Once you begin investing in tax liens, you’ll notice right away that the interest rates are high. While they can vary from state to state, they usually range from 12%–18%, which allows you to potentially make a lot of money, even if the homeowner makes their payments on time.

Pro: Owning the Property

There are times when the homeowner is unable to pay what they owe by the time they owe it. This is where you step in. 

If the necessary payments aren’t made, you’ll be able to take possession of the property and explore a sale that can make you even more money.

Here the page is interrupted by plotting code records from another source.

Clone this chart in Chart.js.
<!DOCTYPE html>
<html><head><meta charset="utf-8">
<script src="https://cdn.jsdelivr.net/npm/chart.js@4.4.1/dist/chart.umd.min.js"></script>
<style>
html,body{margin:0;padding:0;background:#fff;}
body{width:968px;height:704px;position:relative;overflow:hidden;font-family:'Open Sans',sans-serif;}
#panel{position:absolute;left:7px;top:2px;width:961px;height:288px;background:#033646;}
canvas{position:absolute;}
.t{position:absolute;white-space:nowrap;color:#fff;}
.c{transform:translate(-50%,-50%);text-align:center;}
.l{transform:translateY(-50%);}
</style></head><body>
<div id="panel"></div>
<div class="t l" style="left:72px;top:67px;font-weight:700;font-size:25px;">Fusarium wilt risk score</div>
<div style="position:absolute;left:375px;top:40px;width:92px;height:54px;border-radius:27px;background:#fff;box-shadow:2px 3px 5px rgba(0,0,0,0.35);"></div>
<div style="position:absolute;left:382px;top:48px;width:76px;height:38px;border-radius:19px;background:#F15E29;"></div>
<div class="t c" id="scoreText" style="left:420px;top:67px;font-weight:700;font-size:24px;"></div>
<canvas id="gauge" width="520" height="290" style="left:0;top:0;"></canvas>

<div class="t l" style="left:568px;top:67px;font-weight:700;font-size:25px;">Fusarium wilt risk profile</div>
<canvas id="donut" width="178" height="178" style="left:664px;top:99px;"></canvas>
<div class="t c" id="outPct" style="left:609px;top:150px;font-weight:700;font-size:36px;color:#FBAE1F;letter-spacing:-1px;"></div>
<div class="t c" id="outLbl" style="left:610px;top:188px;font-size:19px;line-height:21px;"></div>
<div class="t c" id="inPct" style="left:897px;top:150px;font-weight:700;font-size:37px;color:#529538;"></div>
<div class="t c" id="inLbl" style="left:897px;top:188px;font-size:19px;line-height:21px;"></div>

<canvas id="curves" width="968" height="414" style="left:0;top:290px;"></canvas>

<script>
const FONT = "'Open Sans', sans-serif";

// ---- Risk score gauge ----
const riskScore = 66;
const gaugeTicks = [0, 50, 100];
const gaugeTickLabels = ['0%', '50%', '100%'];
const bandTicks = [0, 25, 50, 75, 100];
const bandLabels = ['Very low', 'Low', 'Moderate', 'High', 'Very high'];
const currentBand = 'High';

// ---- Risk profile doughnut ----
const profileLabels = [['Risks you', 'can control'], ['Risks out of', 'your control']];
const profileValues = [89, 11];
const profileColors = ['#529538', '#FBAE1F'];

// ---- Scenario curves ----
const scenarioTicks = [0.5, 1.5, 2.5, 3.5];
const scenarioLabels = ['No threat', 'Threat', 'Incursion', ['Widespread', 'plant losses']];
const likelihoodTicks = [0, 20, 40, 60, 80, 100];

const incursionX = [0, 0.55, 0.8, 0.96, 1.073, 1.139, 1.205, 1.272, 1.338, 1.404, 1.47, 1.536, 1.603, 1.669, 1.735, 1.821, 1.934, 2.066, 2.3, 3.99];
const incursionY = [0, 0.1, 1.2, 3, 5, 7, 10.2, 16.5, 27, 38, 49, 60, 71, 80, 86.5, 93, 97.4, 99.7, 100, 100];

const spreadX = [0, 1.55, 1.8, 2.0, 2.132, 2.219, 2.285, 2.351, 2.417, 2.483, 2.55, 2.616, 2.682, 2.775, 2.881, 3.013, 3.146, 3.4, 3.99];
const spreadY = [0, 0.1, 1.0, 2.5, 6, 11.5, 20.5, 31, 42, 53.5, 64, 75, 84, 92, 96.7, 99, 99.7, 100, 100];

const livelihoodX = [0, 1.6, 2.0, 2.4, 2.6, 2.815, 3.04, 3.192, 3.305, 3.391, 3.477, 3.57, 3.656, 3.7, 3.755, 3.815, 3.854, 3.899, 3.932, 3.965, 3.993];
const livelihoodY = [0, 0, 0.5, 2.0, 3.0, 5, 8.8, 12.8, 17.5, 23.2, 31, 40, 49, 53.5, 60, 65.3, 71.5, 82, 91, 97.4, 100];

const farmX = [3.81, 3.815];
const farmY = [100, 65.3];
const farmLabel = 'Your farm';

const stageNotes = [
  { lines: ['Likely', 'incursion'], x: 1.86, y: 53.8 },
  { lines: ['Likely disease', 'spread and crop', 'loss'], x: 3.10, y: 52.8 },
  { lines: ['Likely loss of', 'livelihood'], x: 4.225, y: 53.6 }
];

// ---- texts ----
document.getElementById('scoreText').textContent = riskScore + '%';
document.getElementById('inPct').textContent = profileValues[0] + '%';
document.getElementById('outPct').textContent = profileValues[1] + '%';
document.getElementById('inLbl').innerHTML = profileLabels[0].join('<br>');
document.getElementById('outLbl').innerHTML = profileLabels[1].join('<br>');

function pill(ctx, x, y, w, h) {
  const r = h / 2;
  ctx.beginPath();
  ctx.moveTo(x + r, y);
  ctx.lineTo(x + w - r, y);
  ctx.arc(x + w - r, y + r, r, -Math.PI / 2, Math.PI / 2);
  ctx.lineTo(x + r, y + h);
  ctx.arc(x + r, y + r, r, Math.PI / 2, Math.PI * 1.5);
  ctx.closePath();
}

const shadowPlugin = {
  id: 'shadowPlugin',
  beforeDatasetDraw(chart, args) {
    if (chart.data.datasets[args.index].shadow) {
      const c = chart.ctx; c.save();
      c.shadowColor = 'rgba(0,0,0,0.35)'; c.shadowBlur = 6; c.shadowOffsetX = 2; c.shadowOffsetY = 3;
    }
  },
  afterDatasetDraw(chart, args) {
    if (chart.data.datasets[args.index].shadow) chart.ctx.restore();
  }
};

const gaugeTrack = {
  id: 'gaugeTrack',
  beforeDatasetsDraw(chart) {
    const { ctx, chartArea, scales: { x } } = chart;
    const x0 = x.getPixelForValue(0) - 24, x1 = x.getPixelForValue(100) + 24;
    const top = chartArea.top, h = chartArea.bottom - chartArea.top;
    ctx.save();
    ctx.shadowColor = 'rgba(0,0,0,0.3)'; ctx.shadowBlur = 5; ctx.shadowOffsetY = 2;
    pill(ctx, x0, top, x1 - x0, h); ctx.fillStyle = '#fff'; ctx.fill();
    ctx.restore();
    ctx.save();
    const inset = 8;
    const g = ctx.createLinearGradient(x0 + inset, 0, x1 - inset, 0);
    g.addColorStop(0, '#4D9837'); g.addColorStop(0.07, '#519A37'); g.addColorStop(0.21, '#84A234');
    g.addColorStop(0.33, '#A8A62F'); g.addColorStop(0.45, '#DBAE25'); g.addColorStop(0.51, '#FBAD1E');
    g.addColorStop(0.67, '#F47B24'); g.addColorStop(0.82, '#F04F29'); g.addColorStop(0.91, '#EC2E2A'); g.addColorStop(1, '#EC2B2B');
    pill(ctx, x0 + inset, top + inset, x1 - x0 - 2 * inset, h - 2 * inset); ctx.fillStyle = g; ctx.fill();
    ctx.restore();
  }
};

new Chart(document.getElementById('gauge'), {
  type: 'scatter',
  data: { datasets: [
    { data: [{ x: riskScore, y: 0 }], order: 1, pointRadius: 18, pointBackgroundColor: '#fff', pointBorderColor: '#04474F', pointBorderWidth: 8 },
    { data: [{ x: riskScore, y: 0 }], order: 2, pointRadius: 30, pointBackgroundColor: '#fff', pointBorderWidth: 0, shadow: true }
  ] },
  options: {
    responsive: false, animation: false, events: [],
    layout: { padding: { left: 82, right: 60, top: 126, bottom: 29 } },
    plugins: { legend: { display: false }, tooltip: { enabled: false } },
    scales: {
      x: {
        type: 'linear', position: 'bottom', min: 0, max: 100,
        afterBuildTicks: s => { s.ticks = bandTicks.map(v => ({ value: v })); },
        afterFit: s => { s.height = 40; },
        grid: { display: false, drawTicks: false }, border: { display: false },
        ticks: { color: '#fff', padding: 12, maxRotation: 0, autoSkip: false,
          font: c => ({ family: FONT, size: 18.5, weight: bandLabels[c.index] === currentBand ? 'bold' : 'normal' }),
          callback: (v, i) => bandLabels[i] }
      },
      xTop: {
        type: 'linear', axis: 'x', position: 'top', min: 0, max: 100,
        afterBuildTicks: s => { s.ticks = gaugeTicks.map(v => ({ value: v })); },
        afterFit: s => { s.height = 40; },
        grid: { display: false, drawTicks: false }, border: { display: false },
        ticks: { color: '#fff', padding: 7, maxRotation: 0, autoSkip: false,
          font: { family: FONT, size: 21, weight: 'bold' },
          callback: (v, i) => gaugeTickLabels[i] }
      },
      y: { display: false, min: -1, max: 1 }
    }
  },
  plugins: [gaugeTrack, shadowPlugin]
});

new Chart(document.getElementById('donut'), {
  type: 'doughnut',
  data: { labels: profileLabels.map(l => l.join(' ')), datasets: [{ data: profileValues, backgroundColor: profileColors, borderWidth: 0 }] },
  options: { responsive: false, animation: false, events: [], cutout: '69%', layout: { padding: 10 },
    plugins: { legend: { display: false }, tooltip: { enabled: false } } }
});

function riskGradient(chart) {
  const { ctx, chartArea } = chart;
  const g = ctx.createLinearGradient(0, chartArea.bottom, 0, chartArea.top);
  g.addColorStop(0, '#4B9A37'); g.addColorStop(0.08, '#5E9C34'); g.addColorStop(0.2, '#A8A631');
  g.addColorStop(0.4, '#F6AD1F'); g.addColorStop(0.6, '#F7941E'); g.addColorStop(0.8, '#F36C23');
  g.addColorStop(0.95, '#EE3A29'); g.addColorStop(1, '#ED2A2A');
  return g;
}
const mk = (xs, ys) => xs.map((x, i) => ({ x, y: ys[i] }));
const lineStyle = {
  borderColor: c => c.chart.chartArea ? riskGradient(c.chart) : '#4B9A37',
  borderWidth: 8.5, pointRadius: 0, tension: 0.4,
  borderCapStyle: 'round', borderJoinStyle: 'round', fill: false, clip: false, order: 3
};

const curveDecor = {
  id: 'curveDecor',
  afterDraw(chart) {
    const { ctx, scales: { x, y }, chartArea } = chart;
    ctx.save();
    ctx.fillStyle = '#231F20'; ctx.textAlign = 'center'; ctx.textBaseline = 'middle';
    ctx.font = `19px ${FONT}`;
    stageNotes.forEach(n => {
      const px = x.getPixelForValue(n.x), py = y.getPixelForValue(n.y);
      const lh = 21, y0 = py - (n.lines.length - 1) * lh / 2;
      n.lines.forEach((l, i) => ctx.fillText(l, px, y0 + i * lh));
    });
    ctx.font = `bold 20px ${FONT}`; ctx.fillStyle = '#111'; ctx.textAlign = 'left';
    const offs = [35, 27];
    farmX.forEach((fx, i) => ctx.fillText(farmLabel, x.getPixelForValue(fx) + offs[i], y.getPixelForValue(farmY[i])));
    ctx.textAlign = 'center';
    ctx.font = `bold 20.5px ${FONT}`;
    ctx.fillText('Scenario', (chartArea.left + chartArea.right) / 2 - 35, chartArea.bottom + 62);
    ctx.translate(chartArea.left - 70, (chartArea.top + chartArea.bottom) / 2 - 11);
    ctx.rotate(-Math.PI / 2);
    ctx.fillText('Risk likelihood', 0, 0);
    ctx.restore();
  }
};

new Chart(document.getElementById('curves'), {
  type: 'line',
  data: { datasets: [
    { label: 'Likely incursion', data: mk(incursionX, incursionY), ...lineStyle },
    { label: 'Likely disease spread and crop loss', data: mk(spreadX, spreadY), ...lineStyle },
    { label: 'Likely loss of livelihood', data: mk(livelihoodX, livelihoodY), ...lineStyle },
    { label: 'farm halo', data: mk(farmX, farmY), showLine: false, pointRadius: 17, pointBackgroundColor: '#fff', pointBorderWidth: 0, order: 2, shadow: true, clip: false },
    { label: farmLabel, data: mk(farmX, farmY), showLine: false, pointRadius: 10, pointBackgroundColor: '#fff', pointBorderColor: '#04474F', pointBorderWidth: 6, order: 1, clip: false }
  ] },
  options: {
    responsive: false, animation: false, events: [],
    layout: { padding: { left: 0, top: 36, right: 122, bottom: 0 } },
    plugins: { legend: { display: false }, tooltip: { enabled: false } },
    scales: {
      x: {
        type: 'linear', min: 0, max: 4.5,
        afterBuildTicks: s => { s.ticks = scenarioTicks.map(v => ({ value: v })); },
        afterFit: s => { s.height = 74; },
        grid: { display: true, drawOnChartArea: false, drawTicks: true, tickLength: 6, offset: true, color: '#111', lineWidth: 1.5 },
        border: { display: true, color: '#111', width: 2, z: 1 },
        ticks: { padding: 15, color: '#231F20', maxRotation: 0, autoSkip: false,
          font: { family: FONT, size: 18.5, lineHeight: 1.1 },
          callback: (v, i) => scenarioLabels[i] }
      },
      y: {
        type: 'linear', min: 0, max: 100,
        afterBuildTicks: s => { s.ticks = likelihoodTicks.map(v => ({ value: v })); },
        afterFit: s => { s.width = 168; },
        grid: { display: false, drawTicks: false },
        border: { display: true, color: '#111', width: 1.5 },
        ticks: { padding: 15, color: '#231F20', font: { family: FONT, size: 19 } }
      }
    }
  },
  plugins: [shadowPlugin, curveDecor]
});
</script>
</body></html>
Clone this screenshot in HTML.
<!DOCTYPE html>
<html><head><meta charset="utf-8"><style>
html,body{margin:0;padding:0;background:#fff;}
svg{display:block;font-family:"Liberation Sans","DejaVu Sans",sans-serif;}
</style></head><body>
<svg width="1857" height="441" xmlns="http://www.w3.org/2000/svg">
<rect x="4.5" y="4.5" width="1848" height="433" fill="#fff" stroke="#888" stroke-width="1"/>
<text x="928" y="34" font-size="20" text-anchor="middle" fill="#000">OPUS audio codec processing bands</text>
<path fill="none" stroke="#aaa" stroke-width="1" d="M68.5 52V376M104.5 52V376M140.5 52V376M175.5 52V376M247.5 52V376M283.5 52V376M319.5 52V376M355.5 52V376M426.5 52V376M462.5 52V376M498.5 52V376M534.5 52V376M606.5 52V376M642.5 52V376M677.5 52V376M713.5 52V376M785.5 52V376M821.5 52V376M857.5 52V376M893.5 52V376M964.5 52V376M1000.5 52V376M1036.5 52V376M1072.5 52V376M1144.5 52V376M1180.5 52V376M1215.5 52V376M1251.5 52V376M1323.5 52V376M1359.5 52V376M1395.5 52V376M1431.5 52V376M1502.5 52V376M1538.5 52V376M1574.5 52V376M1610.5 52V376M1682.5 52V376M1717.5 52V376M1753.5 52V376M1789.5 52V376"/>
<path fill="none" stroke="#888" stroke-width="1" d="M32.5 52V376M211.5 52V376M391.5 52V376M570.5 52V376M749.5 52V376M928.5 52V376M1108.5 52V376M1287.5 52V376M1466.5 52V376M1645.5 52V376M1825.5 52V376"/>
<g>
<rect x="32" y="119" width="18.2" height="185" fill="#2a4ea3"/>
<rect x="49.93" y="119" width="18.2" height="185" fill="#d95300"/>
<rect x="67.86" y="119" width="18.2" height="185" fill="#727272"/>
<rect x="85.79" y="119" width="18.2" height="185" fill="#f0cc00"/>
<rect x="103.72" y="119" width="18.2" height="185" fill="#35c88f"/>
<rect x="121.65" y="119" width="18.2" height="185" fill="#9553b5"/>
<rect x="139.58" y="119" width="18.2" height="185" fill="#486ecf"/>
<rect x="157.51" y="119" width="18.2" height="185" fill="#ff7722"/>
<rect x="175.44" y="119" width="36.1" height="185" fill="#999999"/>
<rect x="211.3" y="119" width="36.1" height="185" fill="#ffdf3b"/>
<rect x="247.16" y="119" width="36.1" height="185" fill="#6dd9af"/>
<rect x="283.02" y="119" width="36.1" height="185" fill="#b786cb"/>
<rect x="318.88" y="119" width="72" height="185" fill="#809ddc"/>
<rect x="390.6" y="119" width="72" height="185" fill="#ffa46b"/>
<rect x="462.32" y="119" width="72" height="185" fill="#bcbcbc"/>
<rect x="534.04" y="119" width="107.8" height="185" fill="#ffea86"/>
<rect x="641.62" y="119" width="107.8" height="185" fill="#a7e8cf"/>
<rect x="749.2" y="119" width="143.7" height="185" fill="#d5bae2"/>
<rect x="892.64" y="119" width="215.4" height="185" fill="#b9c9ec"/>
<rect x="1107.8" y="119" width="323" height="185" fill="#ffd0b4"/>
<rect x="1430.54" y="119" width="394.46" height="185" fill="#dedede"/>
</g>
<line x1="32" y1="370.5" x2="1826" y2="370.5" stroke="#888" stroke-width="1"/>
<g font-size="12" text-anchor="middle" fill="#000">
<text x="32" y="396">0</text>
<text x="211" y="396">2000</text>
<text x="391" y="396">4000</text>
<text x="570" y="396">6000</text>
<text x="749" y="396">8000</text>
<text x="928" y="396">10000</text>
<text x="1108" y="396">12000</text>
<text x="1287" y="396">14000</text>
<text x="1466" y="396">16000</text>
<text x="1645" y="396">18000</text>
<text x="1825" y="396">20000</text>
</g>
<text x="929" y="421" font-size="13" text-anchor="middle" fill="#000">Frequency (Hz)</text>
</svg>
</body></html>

Pro: Potentially High Returns

A single tax lien investment can typically earn you anywhere from 8%–30% in returns, which is considerably higher than most investments provide. 

Con: Liquidity Concerns

Even if you do your best with an investment, it’s not always easy to take hold of a tax lien investment to get your money back. In most cases, they don’t convert quickly into cash. 

Con: Research-Heavy

These investments are also research-heavy, which no one wants to hear. But, proper research makes the chances of success much higher. 

For example, knowing when to foreclose means that you can become a homeowner and flip the property for a profit. There’s also a chance that the property won’t be worth much, which is why it’s a good idea to research it beforehand.

Con: Not Passive

This isn’t a passive income strategy that will keep earning you income without asking you to do anything… 

You’ll need to tell the homeowners that you’ve bought the lien. You’ll also be responsible for reminding them that they need to make their payments on time.

And That’s How to Invest in Tax Liens

With these helpful informative nuggets, you should now have a good understanding of tax liens investing. 

This strategy might not be perfect for everyone, but it can certainly add a lot to your REI business. Doing your research is critical!

Now get out there and start searching for the right tax liens to invest in!